[REQUIREMENTS] Starting with the first line below, extract each line through the one that contains "46.8, 52.0, 56.8]", inclusive, excluding pictures.

>> start

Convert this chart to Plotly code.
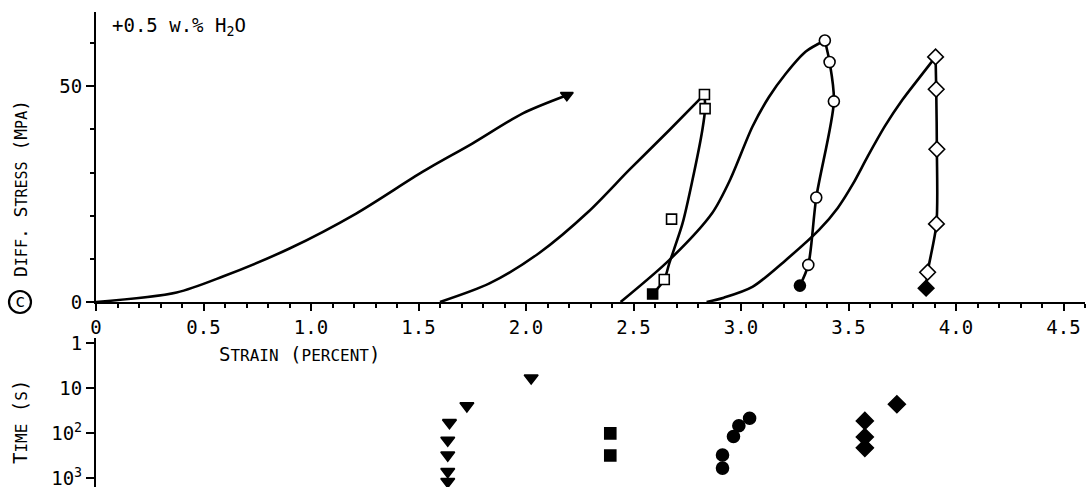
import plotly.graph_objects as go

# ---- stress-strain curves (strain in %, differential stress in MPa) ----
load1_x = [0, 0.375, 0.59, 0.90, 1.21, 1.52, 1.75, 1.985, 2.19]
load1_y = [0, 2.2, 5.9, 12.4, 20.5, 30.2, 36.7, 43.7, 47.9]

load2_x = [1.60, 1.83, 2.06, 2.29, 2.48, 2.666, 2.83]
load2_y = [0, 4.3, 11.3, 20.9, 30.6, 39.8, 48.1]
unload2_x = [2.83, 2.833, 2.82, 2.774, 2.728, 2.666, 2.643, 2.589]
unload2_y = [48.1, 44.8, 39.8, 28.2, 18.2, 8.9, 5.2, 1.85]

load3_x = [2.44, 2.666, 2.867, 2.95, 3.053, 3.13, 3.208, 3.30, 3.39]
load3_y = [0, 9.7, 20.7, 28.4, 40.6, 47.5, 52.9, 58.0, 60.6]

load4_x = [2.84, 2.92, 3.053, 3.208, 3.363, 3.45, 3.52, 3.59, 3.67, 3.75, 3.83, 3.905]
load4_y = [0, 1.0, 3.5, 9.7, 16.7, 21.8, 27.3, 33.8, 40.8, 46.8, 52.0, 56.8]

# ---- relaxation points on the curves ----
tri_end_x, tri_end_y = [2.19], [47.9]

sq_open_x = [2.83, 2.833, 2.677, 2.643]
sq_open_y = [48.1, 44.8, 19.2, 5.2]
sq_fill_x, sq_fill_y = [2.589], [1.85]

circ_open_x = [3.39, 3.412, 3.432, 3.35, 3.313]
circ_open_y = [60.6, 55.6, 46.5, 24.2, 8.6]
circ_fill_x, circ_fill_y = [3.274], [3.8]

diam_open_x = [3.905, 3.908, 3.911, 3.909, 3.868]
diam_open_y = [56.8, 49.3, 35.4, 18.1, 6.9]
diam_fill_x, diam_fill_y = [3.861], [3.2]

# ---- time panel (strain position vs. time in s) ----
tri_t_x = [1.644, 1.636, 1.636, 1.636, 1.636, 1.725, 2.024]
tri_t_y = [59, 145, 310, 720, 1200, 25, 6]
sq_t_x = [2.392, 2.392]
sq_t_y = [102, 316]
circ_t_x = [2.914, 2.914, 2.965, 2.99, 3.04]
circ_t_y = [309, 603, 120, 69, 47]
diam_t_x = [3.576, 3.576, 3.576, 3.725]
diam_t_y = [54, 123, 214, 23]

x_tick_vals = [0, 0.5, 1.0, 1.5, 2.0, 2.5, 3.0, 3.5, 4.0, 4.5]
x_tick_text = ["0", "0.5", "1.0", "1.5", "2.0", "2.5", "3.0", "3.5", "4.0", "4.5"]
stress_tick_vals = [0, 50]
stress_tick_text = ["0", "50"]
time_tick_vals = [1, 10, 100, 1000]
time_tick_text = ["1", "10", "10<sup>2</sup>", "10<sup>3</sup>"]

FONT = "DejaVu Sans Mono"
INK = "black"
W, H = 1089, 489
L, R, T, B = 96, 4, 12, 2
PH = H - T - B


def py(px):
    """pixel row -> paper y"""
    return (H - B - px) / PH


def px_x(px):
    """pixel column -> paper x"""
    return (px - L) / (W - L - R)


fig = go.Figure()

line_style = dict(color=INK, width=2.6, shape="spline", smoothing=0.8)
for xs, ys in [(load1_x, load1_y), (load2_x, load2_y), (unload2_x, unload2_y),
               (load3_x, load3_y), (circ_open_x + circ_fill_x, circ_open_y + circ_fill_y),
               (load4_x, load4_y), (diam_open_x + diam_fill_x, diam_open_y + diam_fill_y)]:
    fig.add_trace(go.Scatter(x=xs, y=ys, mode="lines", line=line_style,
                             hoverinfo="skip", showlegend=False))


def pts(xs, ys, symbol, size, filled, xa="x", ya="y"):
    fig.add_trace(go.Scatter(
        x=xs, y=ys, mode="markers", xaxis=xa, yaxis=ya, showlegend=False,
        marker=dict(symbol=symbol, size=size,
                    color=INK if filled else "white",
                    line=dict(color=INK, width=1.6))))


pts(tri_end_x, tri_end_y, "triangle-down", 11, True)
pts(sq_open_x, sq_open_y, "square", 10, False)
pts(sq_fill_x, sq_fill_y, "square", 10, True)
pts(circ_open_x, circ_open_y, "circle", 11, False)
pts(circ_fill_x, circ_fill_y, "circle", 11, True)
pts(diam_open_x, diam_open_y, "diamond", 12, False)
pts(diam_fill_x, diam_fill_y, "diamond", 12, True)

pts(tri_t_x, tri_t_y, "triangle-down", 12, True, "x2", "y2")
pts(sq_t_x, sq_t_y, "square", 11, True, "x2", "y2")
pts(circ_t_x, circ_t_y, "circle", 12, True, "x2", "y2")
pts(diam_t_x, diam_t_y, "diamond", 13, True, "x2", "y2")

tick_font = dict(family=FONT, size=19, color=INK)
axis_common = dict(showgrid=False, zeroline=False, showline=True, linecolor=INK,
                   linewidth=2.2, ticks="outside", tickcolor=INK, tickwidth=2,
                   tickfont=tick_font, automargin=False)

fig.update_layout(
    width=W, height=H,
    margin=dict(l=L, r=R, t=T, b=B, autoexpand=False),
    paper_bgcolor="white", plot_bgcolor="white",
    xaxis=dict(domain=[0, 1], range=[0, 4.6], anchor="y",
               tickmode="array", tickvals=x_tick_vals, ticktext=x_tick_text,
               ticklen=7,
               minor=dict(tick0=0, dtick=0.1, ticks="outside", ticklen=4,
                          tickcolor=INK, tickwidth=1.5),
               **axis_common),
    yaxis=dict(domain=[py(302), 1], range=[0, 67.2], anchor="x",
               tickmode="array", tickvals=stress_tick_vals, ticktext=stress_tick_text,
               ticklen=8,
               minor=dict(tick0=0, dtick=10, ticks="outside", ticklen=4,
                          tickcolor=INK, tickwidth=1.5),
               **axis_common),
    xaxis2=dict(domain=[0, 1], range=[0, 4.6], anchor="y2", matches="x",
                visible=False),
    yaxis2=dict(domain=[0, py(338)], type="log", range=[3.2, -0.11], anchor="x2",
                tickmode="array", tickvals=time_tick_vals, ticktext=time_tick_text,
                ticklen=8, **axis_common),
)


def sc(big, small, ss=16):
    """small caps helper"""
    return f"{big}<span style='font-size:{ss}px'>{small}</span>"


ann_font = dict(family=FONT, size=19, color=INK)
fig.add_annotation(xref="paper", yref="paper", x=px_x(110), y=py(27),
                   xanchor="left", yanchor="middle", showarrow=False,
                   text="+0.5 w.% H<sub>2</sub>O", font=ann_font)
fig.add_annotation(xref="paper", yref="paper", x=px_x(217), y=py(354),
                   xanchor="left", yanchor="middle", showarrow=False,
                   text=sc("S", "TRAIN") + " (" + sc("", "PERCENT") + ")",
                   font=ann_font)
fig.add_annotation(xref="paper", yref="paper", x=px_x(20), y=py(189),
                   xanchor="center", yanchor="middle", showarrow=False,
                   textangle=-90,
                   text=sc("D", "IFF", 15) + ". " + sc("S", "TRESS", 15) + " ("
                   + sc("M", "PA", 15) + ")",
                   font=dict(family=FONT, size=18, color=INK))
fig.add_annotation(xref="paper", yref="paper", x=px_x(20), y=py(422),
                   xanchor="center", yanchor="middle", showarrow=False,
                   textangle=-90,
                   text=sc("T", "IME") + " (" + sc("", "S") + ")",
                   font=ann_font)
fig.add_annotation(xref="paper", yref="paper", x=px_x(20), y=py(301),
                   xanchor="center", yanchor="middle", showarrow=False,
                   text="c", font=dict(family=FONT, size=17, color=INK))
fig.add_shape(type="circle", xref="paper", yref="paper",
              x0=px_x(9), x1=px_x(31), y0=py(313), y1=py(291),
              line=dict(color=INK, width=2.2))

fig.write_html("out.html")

>> end

[ANSWER TO THIS PROBLEM]
Convert this chart to Plotly code.
import plotly.graph_objects as go

# ---- stress-strain curves (strain in %, differential stress in MPa) ----
load1_x = [0, 0.375, 0.59, 0.90, 1.21, 1.52, 1.75, 1.985, 2.19]
load1_y = [0, 2.2, 5.9, 12.4, 20.5, 30.2, 36.7, 43.7, 47.9]

load2_x = [1.60, 1.83, 2.06, 2.29, 2.48, 2.666, 2.83]
load2_y = [0, 4.3, 11.3, 20.9, 30.6, 39.8, 48.1]
unload2_x = [2.83, 2.833, 2.82, 2.774, 2.728, 2.666, 2.643, 2.589]
unload2_y = [48.1, 44.8, 39.8, 28.2, 18.2, 8.9, 5.2, 1.85]

load3_x = [2.44, 2.666, 2.867, 2.95, 3.053, 3.13, 3.208, 3.30, 3.39]
load3_y = [0, 9.7, 20.7, 28.4, 40.6, 47.5, 52.9, 58.0, 60.6]

load4_x = [2.84, 2.92, 3.053, 3.208, 3.363, 3.45, 3.52, 3.59, 3.67, 3.75, 3.83, 3.905]
load4_y = [0, 1.0, 3.5, 9.7, 16.7, 21.8, 27.3, 33.8, 40.8, 46.8, 52.0, 56.8]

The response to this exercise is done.